Sous le titre « La maison de verre », le musée de Cahors Henri-Martin présente jusqu’à la fin de l’année une belle exposition autour d’André Breton, de ses objets et de ses séjours aux bords du Lot, découvert à la faveur d’un meeting politique à Cahors.
Le 30 juillet 1949, le chef-lieu du Lot devenait « Cahors Mundi », son maire Jean Calvet ayant signé la « Charte de mondialisation » rédigée par Robert Sarrazac et Louis Sauvé, bientôt rejoint par 239 conseils municipaux sur les 330 du département, dans un climat d’enthousiasme très largement partagé. En juin 1950, la ville et ses environs célébrèrent officiellement la « Mondialisation », avec des discours de Garry Davis, le « citoyen du monde », de Boyd Orr, prix Nobel de la paix 1949, fondateur de la FAO, et d’André Breton. C’est en suivant de nuit la « route sans frontières n° 1 », illuminée et pavoisée pour l’occasion, qu’il eut la révélation de Saint-Cirq Lapopie aux lueurs des feux de Bengale. Acquérant l’ancien atelier du peintre Henri Martin (1860-1943) alors à l’abandon, il allait, jusqu’à sa mort en septembre 1966, passer tous ses étés dans ce village alors moins fameux qu’aujourd’hui, vite qualifié par lui de « paradis terrestre ».

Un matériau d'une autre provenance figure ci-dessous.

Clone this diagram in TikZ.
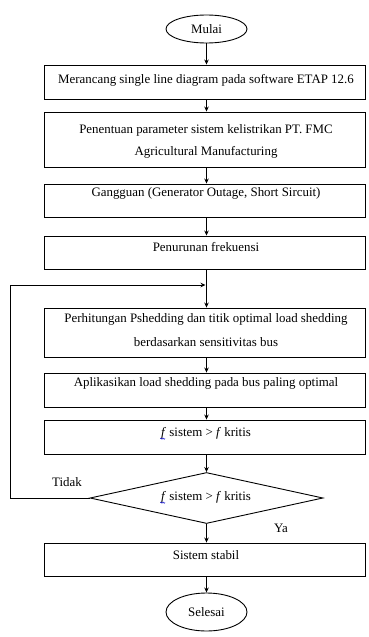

Dimensions collectivesL’enjeu de cette « Charte » et de ces manifestations était considérable, sauver la planète d’une Troisième Guerre mondiale entre les deux « Blocs » s’affrontant alors en Corée et dans la surenchère thermonucléaire. Breton ne fut pas le seul intellectuel de renom à apporter son appui, les « Citoyens du monde » se flattant d’adhérents comme Hervé Bazin, Léon Blum, Willy Brandt, Albert Camus, Charlie Chaplin, Albert Einstein, l’abbé Pierre, Jean Rostand, etc. Mais dès 1949 Breton avait pris ses distances avec un Garry Davis trop « théâtral » et épris de son propre « mythe sentimental », et y compris dans le Lot, l’enthousiasme retomba vite devant les limites du projet. Reste que la municipalité de Cahors, encore de gauche, fête régulièrement les anniversaires de cette cérémonie de « mondialisation », jusqu’à la présente exposition où le beau travail photographique de Nadia Benchallal, réputée pour ses enquêtes auprès des femmes musulmanes, invite le public à arpenter cette première « route sans frontières » qui en appelait évidemment une infinité d’autres.Grâce à des prêts généreux et à une mise en scène très aboutie, Laurent Guillaut, conservateur du musée et maître d’œuvre de l’exposition, parvient à restituer l’ambiance de l’atelier parisien où Breton vivait, écrivait et recevait ses visiteurs, très au-delà du triste « mur » du Centre Pompidou. Comme la « route sans frontières », cette « maison de verre » évoquée dans Nadja se rattachait à un projet collectif d’émancipation qui, pour une fois, n’est pas caché aux visiteurs. Le nombre, la diversité et la qualité des pièces réunies, jusque dans les annexes et parenthèses ajoutées par L. Guillaut, œuvres de Baya Mahieddine (1931-1998), jeune Algérienne dont Breton préfaça la première exposition en 1947, collection d’art populaire d’Yves Le Guernic, etc., méritent largement une halte à Cahors.